Salario minimo
Nodo contratti

Sembra facile e persino logico ed equo parlare di salario minimo fissato per legge, come si fa in questi giorni in Parlamento, ma vista più da vicino la questione è molto più complicata e spinosa, e in qualche caso l’obiettivo della giustizia salariale è rovesciato nel suo contrario. Sul tema, c’è una divergenza antica tra la politica, che lo ha reso legge in 22 Paesi europei su 28, e le parti sociali che non lo vogliono, e anche per ovvie ragioni di ruolo preferiscono la libera contrattazione, cioè un confronto che si chiude con una mediazione.

I contratti ufficialmente sono quasi 900 e coprono quasi tutti i lavori, anche talvolta con discutibili accordi pirata che prevedono retribuzioni assai basse, anche di 4-5 euro orari. Secondo le parti sarebbe semmai questo l’angolo buio da illuminare. Esiste poi una residua platea di lavoratori senza contratto, e sono in genere anche i meno tutelati, come quelli dei nuovi mestieri, esempio tipico i riders. Qui è d’obbligo un rimedio allo sfruttamento, ma non si può neppure generalizzare, perché nelle piccolissime imprese, altra area fuori contratto, il salario è un punto di incontro ragionevole e condiviso tra datore e salariato.

Sembra dunque di buon senso non entrare a gamba tesa su un tema complesso, e cercare di tenere insieme il salario minimo con la contrattazione e la rappresentatività sindacale. Concretamente, comunque, di cosa stiamo parlando? Secondo la proposta 5 Stelle sono 9 euro lordi, secondo quella Pd sempre 9 euro, ma netti. Per capire meglio, basti dire che i minimi tabellari presenti nei contratti industriali valgono circa 7,5 euro lordi (7,17 nei servizi, 6,08 nell’agricoltura).
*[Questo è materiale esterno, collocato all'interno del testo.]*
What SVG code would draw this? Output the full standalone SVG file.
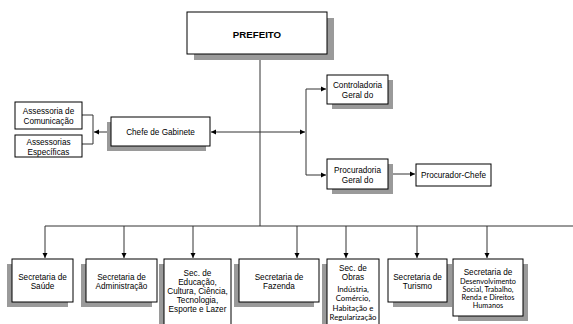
<svg xmlns="http://www.w3.org/2000/svg" width="573" height="324" viewBox="0 0 573 324">
<defs>
<style>
.box{fill:#fff;stroke:#000;stroke-width:1}
.sh{fill:#9a9a9a}
.t{font-family:"Liberation Sans",Arial,sans-serif;font-size:8.2px;fill:#000;text-anchor:middle}
.s{font-family:Lato,"Open Sans",sans-serif;font-size:7.8px;fill:#000;text-anchor:middle}
.s2{font-family:Lato,"Open Sans",sans-serif;font-size:7.3px;fill:#000;text-anchor:middle}
.b{font-family:"Liberation Sans",Arial,sans-serif;font-size:9.7px;font-weight:bold;fill:#000;text-anchor:middle}
.ln{fill:none;stroke:#333;stroke-width:1}
</style>
<marker id="ah" markerWidth="6" markerHeight="6" refX="5" refY="3" orient="auto-start-reverse" markerUnits="userSpaceOnUse">
<path d="M0,0.5 L5,3 L0,5.5 Z" fill="#000"/>
</marker>
</defs>
<rect width="573" height="324" fill="#fff"/>

<g id="connectors">
<path class="ln" d="M260,54 V226"/>
<path class="ln" d="M45,226 H573"/>
<path class="ln" d="M45,226 V258" marker-end="url(#ah)"/>
<path class="ln" d="M124,226 V258" marker-end="url(#ah)"/>
<path class="ln" d="M193,226 V258" marker-end="url(#ah)"/>
<path class="ln" d="M297,226 V258" marker-end="url(#ah)"/>
<path class="ln" d="M346,226 V258" marker-end="url(#ah)"/>
<path class="ln" d="M417,226 V258" marker-end="url(#ah)"/>
<path class="ln" d="M487,226 V258" marker-end="url(#ah)"/>
<path class="ln" d="M211,132 H305" marker-start="url(#ah)" marker-end="url(#ah)"/>
<path class="ln" d="M306,175 V89 H326" marker-end="url(#ah)"/>
<path class="ln" d="M306,175 H326" marker-end="url(#ah)"/>
<path class="ln" d="M389,174 H415" marker-end="url(#ah)"/>
<path class="ln" d="M111,132 H94" marker-end="url(#ah)"/>
<path class="ln" d="M82,115 H93 V144 H82"/>
</g>

<g id="prefeito">
<rect class="sh" x="194" y="18" width="140" height="42"/>
<rect class="box" x="187" y="12" width="140" height="42"/>
<text class="b" x="257" y="38">PREFEITO</text>
</g>

<g id="chefe">
<rect class="sh" x="107" y="122" width="99" height="29"/>
<rect class="box" x="111" y="117" width="99" height="29"/>
<text class="t" x="160.5" y="135">Chefe de Gabinete</text>
</g>

<g id="assessoria-comunicacao">
<rect class="box" x="15" y="102" width="67" height="27"/>
<text class="t" x="48.5" y="114">Assessoria de</text>
<text class="t" x="48.5" y="124">Comunicação</text>
</g>

<g id="assessorias-especificas">
<rect class="box" x="15" y="135" width="67" height="22"/>
<text class="t" x="48.5" y="145">Assessorias</text>
<text class="t" x="48.5" y="155">Específicas</text>
</g>

<g id="controladoria">
<rect class="sh" x="332" y="80" width="61" height="29"/>
<rect class="box" x="327" y="75" width="61" height="29"/>
<text class="t" x="357.5" y="88">Controladoria</text>
<text class="t" x="357.5" y="98">Geral do</text>
</g>

<g id="procuradoria">
<rect class="sh" x="332" y="164" width="61" height="30"/>
<rect class="box" x="327" y="159" width="61" height="30"/>
<text class="t" x="357.5" y="173">Procuradoria</text>
<text class="t" x="357.5" y="183">Geral do</text>
</g>

<g id="procurador-chefe">
<rect class="box" x="416" y="164" width="75" height="22"/>
<text class="t" x="453.5" y="178">Procurador-Chefe</text>
</g>

<g id="saude">
<rect class="sh" x="7" y="264" width="61" height="43"/>
<rect class="box" x="12" y="259" width="61" height="43"/>
<text class="t" x="42.5" y="280">Secretaria de</text>
<text class="t" x="42.5" y="289">Saúde</text>
</g>

<g id="administracao">
<rect class="sh" x="81" y="264" width="71" height="43"/>
<rect class="box" x="86" y="259" width="71" height="43"/>
<text class="t" x="121.5" y="280">Secretaria de</text>
<text class="t" x="121.5" y="289">Administração</text>
</g>

<g id="educacao">
<rect class="sh" x="159" y="264" width="67" height="70"/>
<rect class="box" x="164" y="259" width="67" height="70"/>
<text class="t" x="197.5" y="276">Sec. de</text>
<text class="t" x="197.5" y="285">Educação,</text>
<text class="t" x="197.5" y="294">Cultura, Ciência,</text>
<text class="t" x="197.5" y="303">Tecnologia,</text>
<text class="t" x="197.5" y="312">Esporte e Lazer</text>
</g>

<g id="fazenda">
<rect class="sh" x="234" y="264" width="80" height="43"/>
<rect class="box" x="239" y="259" width="80" height="43"/>
<text class="t" x="279" y="280">Secretaria de</text>
<text class="t" x="279" y="289">Fazenda</text>
</g>

<g id="obras">
<rect class="sh" x="322" y="264" width="52" height="70"/>
<rect class="box" x="327" y="259" width="52" height="70"/>
<text class="t" x="353" y="271">Sec. de</text>
<text class="t" x="353" y="280">Obras</text>
<text class="s" x="353" y="291.5">Indústria,</text>
<text class="s" x="353" y="301">Comércio,</text>
<text class="s" x="353" y="310.5">Habitação e</text>
<text class="s" x="353" y="320">Regularização</text>
</g>

<g id="turismo">
<rect class="sh" x="393" y="264" width="59" height="43"/>
<rect class="box" x="388" y="259" width="59" height="43"/>
<text class="t" x="417.5" y="280">Secretaria de</text>
<text class="t" x="417.5" y="289">Turismo</text>
</g>

<g id="desenvolvimento">
<rect class="sh" x="458" y="264" width="70" height="57"/>
<rect class="box" x="453" y="259" width="70" height="57"/>
<text class="t" x="488" y="275">Secretaria de</text>
<text class="s2" x="488" y="283.5">Desenvolvimento</text>
<text class="s2" x="488" y="291.5">Social, Trabalho,</text>
<text class="s2" x="488" y="299.5">Renda e Direitos</text>
<text class="s2" x="488" y="307.5">Humanos</text>
</g>
</svg>
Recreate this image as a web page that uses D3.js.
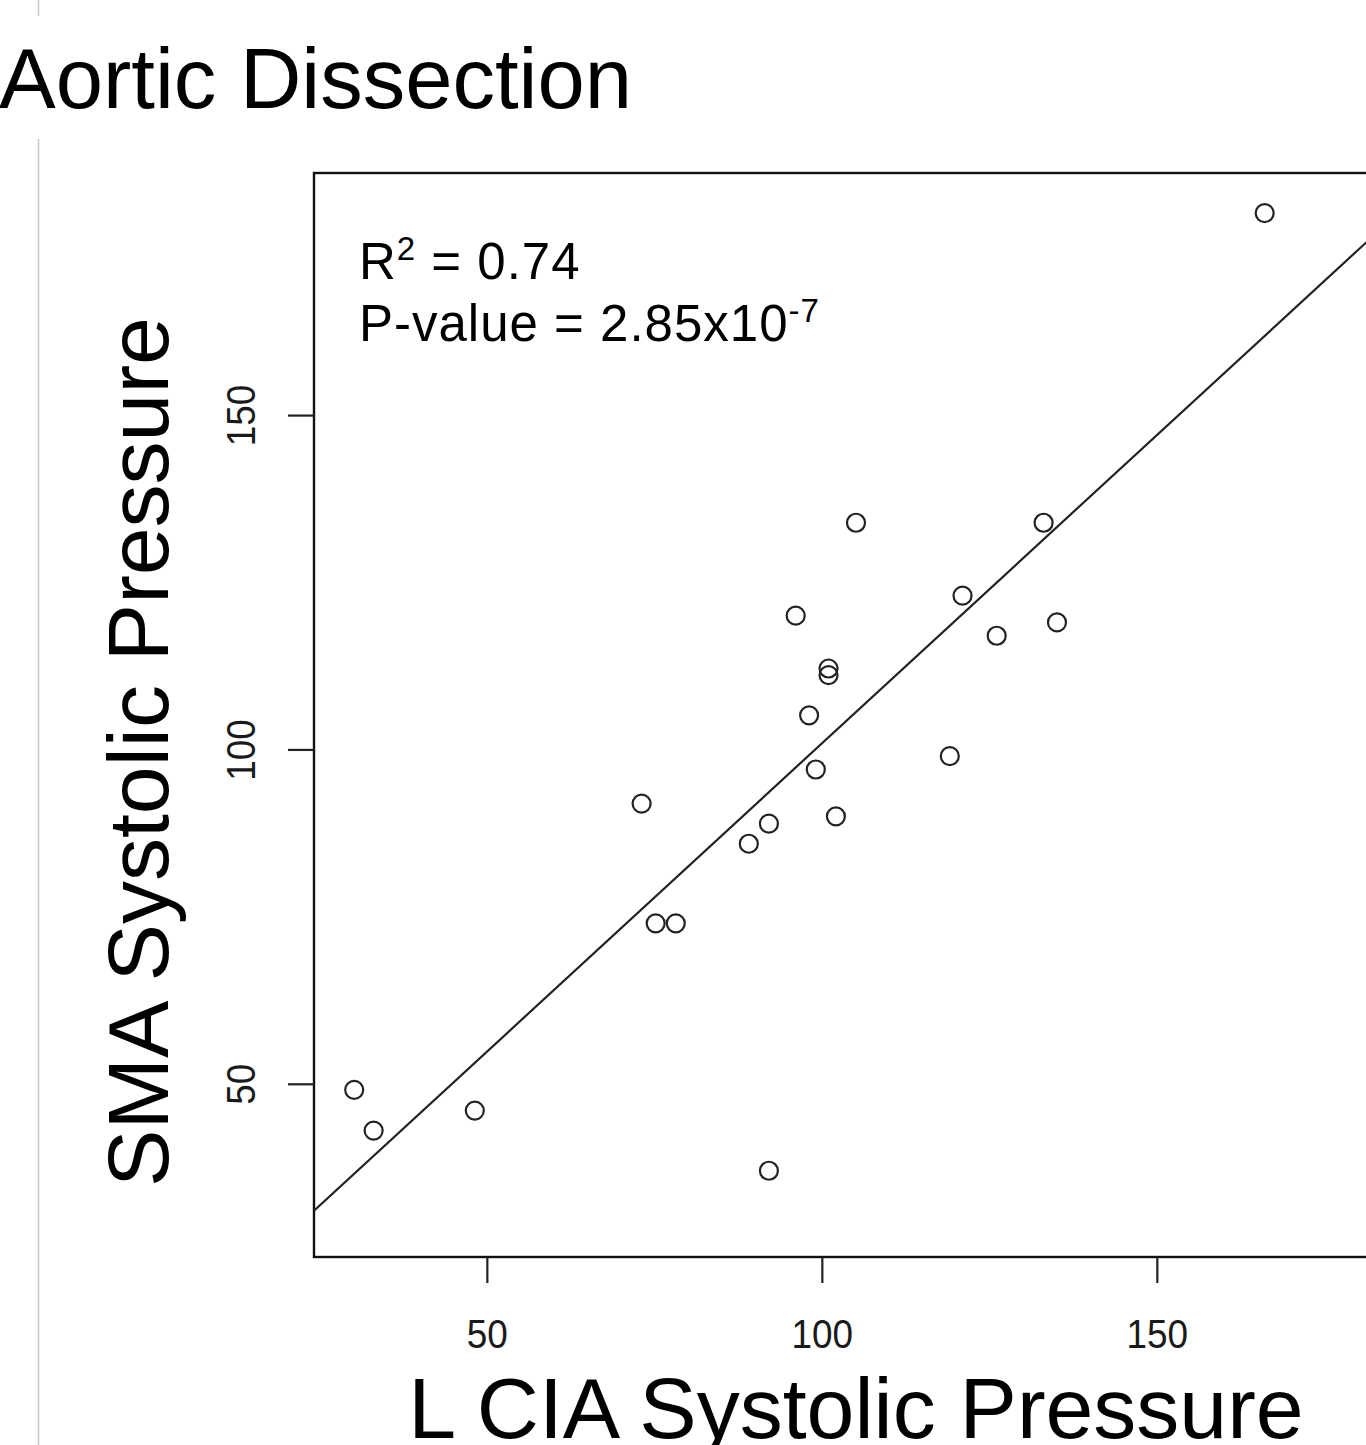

Parlare di 9 euro elimina di fatto lo spazio sopra il minimo destinato al merito. L’Istat ha calcolato che, sotto i 9 euro lordi, c’è il 22% dei lavoratori, che diventano addirittura circa il 50% per i 9 euro netti del Pd. Per adeguarli anche solo al livello grillino, sarebbe necessario un incremento per 2,9 milioni di persone, con un incremento di 1.073 euro anno, e crescita del monte salari di 3,2 miliardi. Un dato medio, perché colf e badanti avrebbero diritto ad un 230% in più (e infatti già popolano il terreno nero).

Come possa reagire il sistema a un irrigidimento sui salari è difficile valutarlo, fermo restando che in Italia le retribuzioni sono basse e gravate da un cuneo fiscale che neppure gli 80 euro renziani hanno reso meno gravoso. In Germania, con il salario obbligato, le imprese hanno ridotto gli scatti di anzianità, ma noi italiani siamo quelli del lavoro nero e l’effetto congiunto di un salario minimo alto e di un reddito di cittadinanza promesso a 780 euro, stringe in una morsa le retribuzioni. Se il sussidio sfiora o addirittura supera quelle regolari (il 30% degli italiani guadagna quanto la paghetta di Stato), e se il salario minimo supera le previsioni contrattuali, la tentazione diventa la fuga nel nero, con una convergenza d’interesse delle parti a usare l’ombrello del sussidio per mandare in territorio sommerso il conguaglio. Si teme addirittura un’uscita di lavoratori regolari a basso salario verso il reddito di cittadinanza integrato dal nero, e il freno a questa tentazione è solo la precaria provvisorietà del sussidio, che ha infatti rallentato le adesioni. Il problema vero è che un salario minimo per legge appartiene ad una concezione in qualche modo dirigista, mentre il confronto flessibile tra le parti sta dentro una logica di mercato, e poi nei rapporti di lavoro più moderni la retribuzione non è tutto, e la parte riservata alle provvidenze connesse, in genere di welfare, è sempre più rilevante.È stato un progresso, che potrebbe fermarsi.

Ancor più in generale, l’evoluzione dei rapporti tra le parti sociali ha fatto intravedere negli ultimi anni qualcosa di nuovo, sintetizzato nello slogan «patto della fabbrica», che dovrebbe andare ben al di là di una visione burocratica della contrattazione, lasciando spazio a livelli diversi di relazione, sia settoriale, sia di fabbrica, che territoriale. Un effetto collaterale non previsto potrebbe dunque essere una regressione dell’evoluzione delle relazioni sindacali.